I set a timer for an undisclosed amount of time, like 8 minutes and 13 seconds or 4 minutes and 4 seconds so they never know when the game will end. When I call time, the one with the most papers wins.

Here is a link to the template I use if you are interested.

6 - What’s the Question

I provide a list of answers, usually just a word, such as pericardium.  Students have to write a question that the word would be an answer to.  Once everyone has a question, everyone stands up and someone reads their question out loud. If you have that same question, you have to sit.  Last person standing wins.  This encourages kids to try to come up with an answer that is not the most obvious solution. 

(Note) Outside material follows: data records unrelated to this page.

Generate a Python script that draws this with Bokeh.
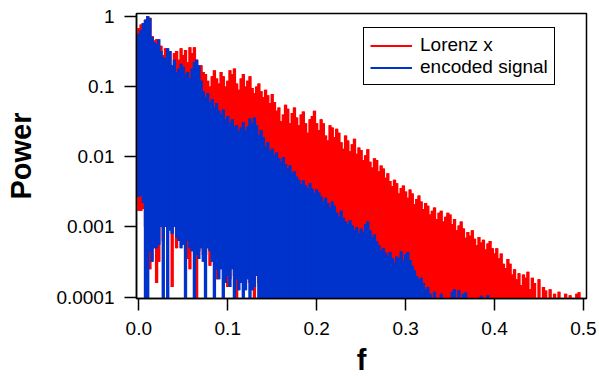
from bokeh.plotting import figure
from bokeh.models import (ColumnDataSource, FixedTicker, CustomJSTickFormatter,
                          Range1d, Legend, LegendItem)
from bokeh.embed import file_html
from bokeh.resources import INLINE

# frequency grid step of the spectra
df = 0.0025

# Lorenz x power spectrum: per-bin maximum (top) and minimum (bottom)
red_top = [
    0.68, 0.76, 0.8, 0.89, 1.0, 0.95, 0.52, 0.45, 0.47, 0.32,
    0.38, 0.28, 0.35, 0.24, 0.32, 0.2, 0.3, 0.32, 0.24, 0.35,
    0.28, 0.33, 0.22, 0.36, 0.3, 0.36, 0.24, 0.18, 0.2, 0.16,
    0.15, 0.12, 0.1, 0.14, 0.17, 0.13, 0.11, 0.16, 0.14, 0.1,
    0.12, 0.17, 0.15, 0.18, 0.11, 0.09, 0.13, 0.15, 0.1, 0.12,
    0.14, 0.095, 0.08, 0.1, 0.11, 0.085, 0.07, 0.09, 0.075, 0.058,
    0.078, 0.06, 0.045, 0.05, 0.032, 0.04, 0.055, 0.048, 0.03, 0.042,
    0.05, 0.036, 0.028, 0.04, 0.044, 0.03, 0.022, 0.034, 0.038, 0.045,
    0.03, 0.024, 0.034, 0.03, 0.02, 0.017, 0.028, 0.026, 0.019, 0.025,
    0.022, 0.016, 0.013, 0.02, 0.017, 0.012, 0.015, 0.018, 0.011, 0.0135,
    0.0125, 0.009, 0.0105, 0.0128, 0.0085, 0.007, 0.0095, 0.009, 0.0062, 0.0075,
    0.0068, 0.005, 0.0058, 0.0045, 0.0038, 0.0047, 0.0042, 0.003, 0.0036, 0.0039,
    0.0032, 0.0026, 0.0034, 0.003, 0.0021, 0.0025, 0.0028, 0.0023, 0.0018, 0.0022,
    0.002, 0.0015, 0.0017, 0.0019, 0.0013, 0.0016, 0.0017, 0.0012, 0.0014, 0.0016,
    0.0015, 0.0011, 0.0013, 0.0009, 0.00105, 0.0012, 0.00095, 0.0007, 0.00085, 0.00075,
    0.0009, 0.00068, 0.00055, 0.00072, 0.0006, 0.00066, 0.00048, 0.00058, 0.00063, 0.0005,
    0.00042, 0.0005, 0.00036, 0.00042, 0.0003, 0.00026, 0.00035, 0.0003, 0.00021, 0.00025,
    0.00018, 0.00022, 0.00015, 0.00021, 0.00019, 0.00023, 0.00013, 0.00019, 0.00016, 0.00009,
    0.00018, 0.00008, 0.00014, 0.000125, 0.000063, 0.00013, 0.000063, 0.000112, 0.00005, 0.00012,
    0.000063, 0.00005, 0.000112, 0.00005, 0.000107, 0.00005, 0.00005, 0.000112, 0.000118, 0.00005,
]
red_bottom = [
    0.0017, 0.0017, 0.0018, 0.001, 0.001, 0.00025, 0.0005, 0.00063, 0.00016, 0.00032,
    0.00126, 0.00063, 0.00126, 0.001, 0.0011, 0.00014, 0.00126, 0.0005, 0.0008, 0.00063,
    0.0007, 0.00063, 0.00035, 0.00025, 0.00056, 0.0005, 1e-6, 0.00045, 0.00063, 0.0004,
    0.0004, 0.00063, 0.00028, 0.0004, 0.00032, 0.00018, 0.00025, 0.00032, 0.00025, 0.0002,
    0.00014, 0.00018, 0.00032, 0.0002, 1e-6, 0.00016, 0.0002, 0.00016, 0.00016, 0.00022,
    0.00016, 0.00016, 1e-6, 0.00025, 0.00016, 1e-6, 1e-6, 1e-6, 1e-6, 1e-6,
    1e-6, 1e-6, 1e-6, 1e-6, 1e-6, 1e-6, 1e-6, 1e-6, 1e-6, 1e-6,
    1e-6, 1e-6, 1e-6, 1e-6, 1e-6, 1e-6, 1e-6, 1e-6, 1e-6, 1e-6,
    1e-6, 1e-6, 1e-6, 1e-6, 1e-6, 1e-6, 1e-6, 1e-6, 1e-6, 1e-6,
    1e-6, 1e-6, 1e-6, 1e-6, 1e-6, 1e-6, 1e-6, 1e-6, 1e-6, 1e-6,
    1e-6, 1e-6, 1e-6, 1e-6, 1e-6, 1e-6, 1e-6, 1e-6, 1e-6, 1e-6,
    1e-6, 1e-6, 1e-6, 1e-6, 1e-6, 1e-6, 1e-6, 1e-6, 1e-6, 1e-6,
    1e-6, 1e-6, 1e-6, 1e-6, 1e-6, 1e-6, 1e-6, 1e-6, 1e-6, 1e-6,
    1e-6, 1e-6, 1e-6, 1e-6, 1e-6, 1e-6, 1e-6, 1e-6, 1e-6, 1e-6,
    1e-6, 1e-6, 1e-6, 1e-6, 1e-6, 1e-6, 1e-6, 1e-6, 1e-6, 1e-6,
    1e-6, 1e-6, 1e-6, 1e-6, 1e-6, 1e-6, 1e-6, 1e-6, 1e-6, 1e-6,
    1e-6, 1e-6, 1e-6, 1e-6, 1e-6, 1e-6, 1e-6, 1e-6, 1e-6, 1e-6,
    1e-6, 1e-6, 1e-6, 1e-6, 1e-6, 1e-6, 1e-6, 1e-6, 1e-6, 1e-6,
    1e-6, 1e-6, 1e-6, 1e-6, 1e-6, 1e-6, 1e-6, 1e-6, 1e-6, 1e-6,
    1e-6, 1e-6, 1e-6, 1e-6, 1e-6, 1e-6, 1e-6, 1e-6, 1e-6, 1e-6,
]

# encoded signal power spectrum: per-bin maximum (top) and minimum (bottom)
blue_top = [
    0.56, 0.63, 0.79, 0.89, 1.0, 0.93, 0.5, 0.42, 0.4, 0.47,
    0.32, 0.26, 0.25, 0.35, 0.32, 0.2, 0.24, 0.16, 0.18, 0.21,
    0.19, 0.15, 0.16, 0.13, 0.18, 0.22, 0.24, 0.2, 0.12, 0.085,
    0.07, 0.08, 0.06, 0.066, 0.05, 0.058, 0.045, 0.04, 0.047, 0.034,
    0.038, 0.03, 0.034, 0.027, 0.028, 0.023, 0.026, 0.031, 0.024, 0.027,
    0.035, 0.03, 0.036, 0.028, 0.02, 0.024, 0.019, 0.014, 0.016, 0.012,
    0.013, 0.0105, 0.0115, 0.0095, 0.0085, 0.0098, 0.0078, 0.0068, 0.0075, 0.0058,
    0.0062, 0.0052, 0.0047, 0.0041, 0.0046, 0.0039, 0.0036, 0.0042, 0.0035, 0.003,
    0.0034, 0.0031, 0.0027, 0.0023, 0.0026, 0.0022, 0.0019, 0.0023, 0.002, 0.0016,
    0.0014, 0.0017, 0.00135, 0.0012, 0.0011, 0.00125, 0.00105, 0.0009, 0.001, 0.00082,
    0.00095, 0.00085, 0.0011, 0.0012, 0.0009, 0.00072, 0.00078, 0.00062, 0.00055, 0.00046,
    0.0005, 0.00043, 0.00039, 0.00044, 0.00036, 0.00031, 0.00038, 0.00036, 0.00045, 0.00033,
    0.00041, 0.00044, 0.00034, 0.00028, 0.00024, 0.0002, 0.00018, 0.00019, 0.00016, 0.00013,
    0.00014, 0.000112, 0.000063, 0.00012, 0.00005, 0.00005, 0.000112, 0.00005, 0.00005, 0.00005,
    0.00005, 0.00012, 0.00013, 0.00005, 0.000126, 0.00005, 0.000112, 0.000117, 0.00005, 0.00005,
    0.00005, 0.00005, 0.00005, 0.00005, 0.000105, 0.00005, 0.00005, 0.000107, 0.00005, 0.00005,
]
blue_bottom = [
    0.0027, 0.0028, 0.0022, 1e-6, 1e-6, 0.00045, 0.00032, 0.0005, 0.0005, 0.00056,
    0.001, 1e-6, 0.001, 1e-6, 0.00089, 0.0008, 0.001, 0.0007, 0.00063, 0.0005,
    0.00056, 1e-6, 0.00063, 0.0005, 0.00045, 1e-6, 0.0004, 0.00035, 0.0005, 0.00032,
    1e-6, 0.0005, 0.00045, 0.00032, 1e-6, 0.00025, 0.00018, 0.00025, 1e-6, 0.00016,
    0.0002, 0.00014, 0.00025, 1e-6, 0.00018, 0.000126, 0.00016, 1e-6, 0.000126, 0.00018,
    1e-6, 0.000126, 0.00014, 0.0002, 1e-6, 1e-6, 1e-6, 1e-6, 1e-6, 1e-6,
    1e-6, 1e-6, 1e-6, 1e-6, 1e-6, 1e-6, 1e-6, 1e-6, 1e-6, 1e-6,
    1e-6, 1e-6, 1e-6, 1e-6, 1e-6, 1e-6, 1e-6, 1e-6, 1e-6, 1e-6,
    1e-6, 1e-6, 1e-6, 1e-6, 1e-6, 1e-6, 1e-6, 1e-6, 1e-6, 1e-6,
    1e-6, 1e-6, 1e-6, 1e-6, 1e-6, 1e-6, 1e-6, 1e-6, 1e-6, 1e-6,
    1e-6, 1e-6, 1e-6, 1e-6, 1e-6, 1e-6, 1e-6, 1e-6, 1e-6, 1e-6,
    1e-6, 1e-6, 1e-6, 1e-6, 1e-6, 1e-6, 1e-6, 1e-6, 1e-6, 1e-6,
    1e-6, 1e-6, 1e-6, 1e-6, 1e-6, 1e-6, 1e-6, 1e-6, 1e-6, 1e-6,
    1e-6, 1e-6, 1e-6, 1e-6, 1e-6, 1e-6, 1e-6, 1e-6, 1e-6, 1e-6,
    1e-6, 1e-6, 1e-6, 1e-6, 1e-6, 1e-6, 1e-6, 1e-6, 1e-6, 1e-6,
    1e-6, 1e-6, 1e-6, 1e-6, 1e-6, 1e-6, 1e-6, 1e-6, 1e-6, 1e-6,
]

x_ticks = [0.0, 0.1, 0.2, 0.3, 0.4, 0.5]
y_ticks = [0.0001, 0.001, 0.01, 0.1, 1.0]
series_names = ["Lorenz x", "encoded signal"]

nr = min(len(red_top), len(red_bottom))
nb = min(len(blue_top), len(blue_bottom))
red_src = ColumnDataSource(dict(f=[i * df for i in range(nr)],
                                hi=red_top[:nr], lo=red_bottom[:nr]))
blue_src = ColumnDataSource(dict(f=[i * df for i in range(nb)],
                                 hi=blue_top[:nb], lo=blue_bottom[:nb]))

FONT = "Liberation Sans"
RED = "#FF0000"
BLUE = "#0033CC"

p = figure(width=599, height=378, y_axis_type="log",
           x_range=Range1d(-0.0026, 0.5034), y_range=Range1d(9.6e-5, 1.09),
           output_backend="svg", toolbar_location=None,
           min_border_left=136, min_border_right=13,
           min_border_top=13, min_border_bottom=79)
p.background_fill_color = "white"
p.border_fill_color = "white"
p.xgrid.visible = False
p.ygrid.visible = False
p.outline_line_color = "black"
p.outline_line_width = 1.5
p.outline_line_alpha = 1.0

# filled min-max columns (slightly overlapping so that no seams show)
p.vbar(x="f", bottom="lo", top="hi", width=df * 1.5, source=red_src,
       fill_color=RED, line_color=None)
r_red = p.segment(x0="f", y0="lo", x1="f", y1="hi", source=red_src,
                  line_color=RED, line_width=2)
p.vbar(x="f", bottom="lo", top="hi", width=df * 1.5, source=blue_src,
       fill_color=BLUE, line_color=None)
r_blue = p.segment(x0="f", y0="lo", x1="f", y1="hi", source=blue_src,
                   line_color=BLUE, line_width=2)

p.xaxis.ticker = FixedTicker(ticks=x_ticks)
p.xaxis.formatter = CustomJSTickFormatter(code="return tick.toFixed(1);")
p.yaxis.ticker = FixedTicker(ticks=y_ticks)
p.yaxis.formatter = CustomJSTickFormatter(
    code="return String(Number(tick.toPrecision(1)));")
p.xaxis.axis_label = "f"
p.yaxis.axis_label = "Power"

for ax in (p.xaxis[0], p.yaxis[0]):
    ax.axis_line_color = "black"
    ax.axis_line_width = 1.5
    ax.major_tick_line_color = "black"
    ax.major_tick_line_width = 1.5
    ax.major_tick_in = 0
    ax.major_tick_out = 12
    ax.minor_tick_line_color = None
    ax.major_label_text_font = FONT
    ax.major_label_text_font_size = "19px"
    ax.major_label_text_color = "black"
    ax.major_label_text_line_height = 1.0
    ax.axis_label_text_font = FONT
    ax.axis_label_text_font_size = "29px"
    ax.axis_label_text_font_style = "bold"
    ax.axis_label_text_color = "black"
    ax.axis_label_text_line_height = 1.0

p.xaxis.major_label_standoff = 11
p.xaxis.axis_label_standoff = 6
p.yaxis.major_label_standoff = 10
p.yaxis.axis_label_standoff = 16

legend = Legend(items=[LegendItem(label=series_names[0], renderers=[r_red]),
                       LegendItem(label=series_names[1], renderers=[r_blue])],
                location=(227, 213))
legend.label_text_font = FONT
legend.label_text_font_size = "19px"
legend.label_text_color = "black"
legend.glyph_width = 42
legend.glyph_height = 19
legend.label_height = 19
legend.label_standoff = 8
legend.spacing = 0
legend.padding = 6
legend.margin = 0
legend.border_line_color = "black"
legend.border_line_width = 1.5
legend.border_line_alpha = 1.0
legend.background_fill_color = "white"
legend.background_fill_alpha = 1.0
p.add_layout(legend)

open("out.html", "w").write(file_html(p, INLINE))
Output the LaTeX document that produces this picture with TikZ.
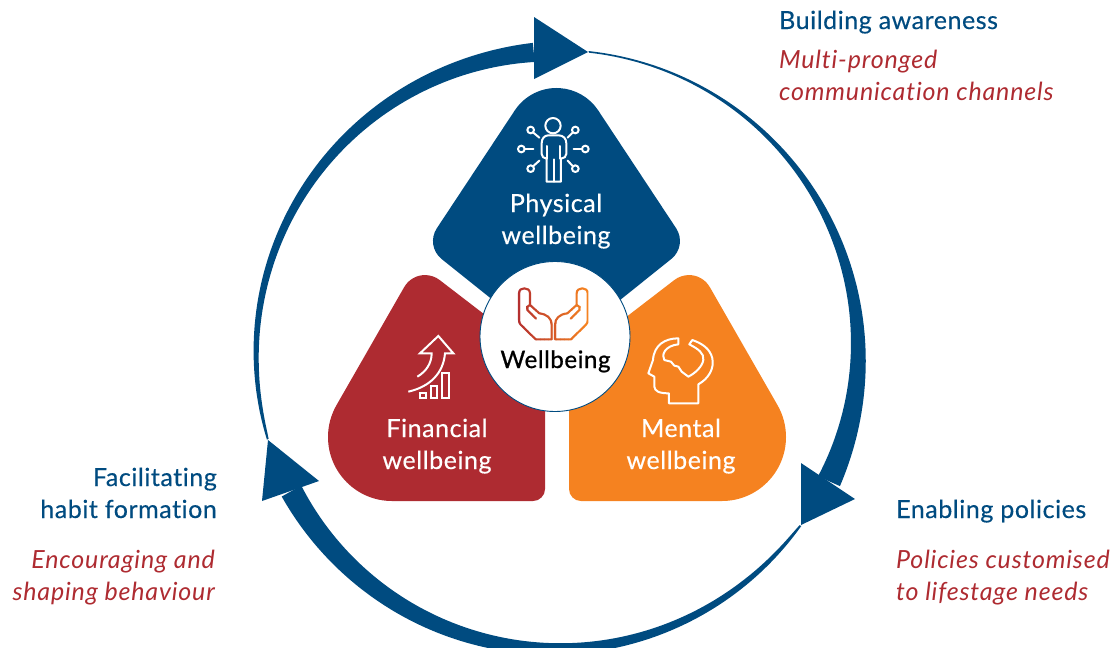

An example of what's the question slide shown to students

7 - Creativity Challenges

Most of my creativity challenges come from Apple’s Everyone Can Create.  These are always a class favorite because they get to be silly and creative but still have to show they know something.  Some of our creativity challenges have included: Design a “punny”  laptop sticker over today's lesson, Design a bumper sticker that states your opinion on our topic, Personify something at your lab table to explain the biggest take away from today. I have a few examples of student work posted here and plan to add more this school year!

I would love to know what creative ways you find out what your students know!   




All Comments

Posted on July 24, 2023

Hi Jodie

These resources look amazing. You have done such a great job. I'm certainly going to use some of these techniques myself. Thank you so much for sharing.

Posted on July 24, 2023

Thanks for this Jodi! I’m always looking for ways to encourage teachers to move beyond the traditional test for a formative (and even summative) assessment. These are very engaging ways for students to show what they know.

Posted on July 24, 2023

Cheryl - I am working on another post for ways to do different summative assessments that are not tests too :)

Posted on July 25, 2023

Super! Looking forward to it. I think a lot of your CBL falls into that category.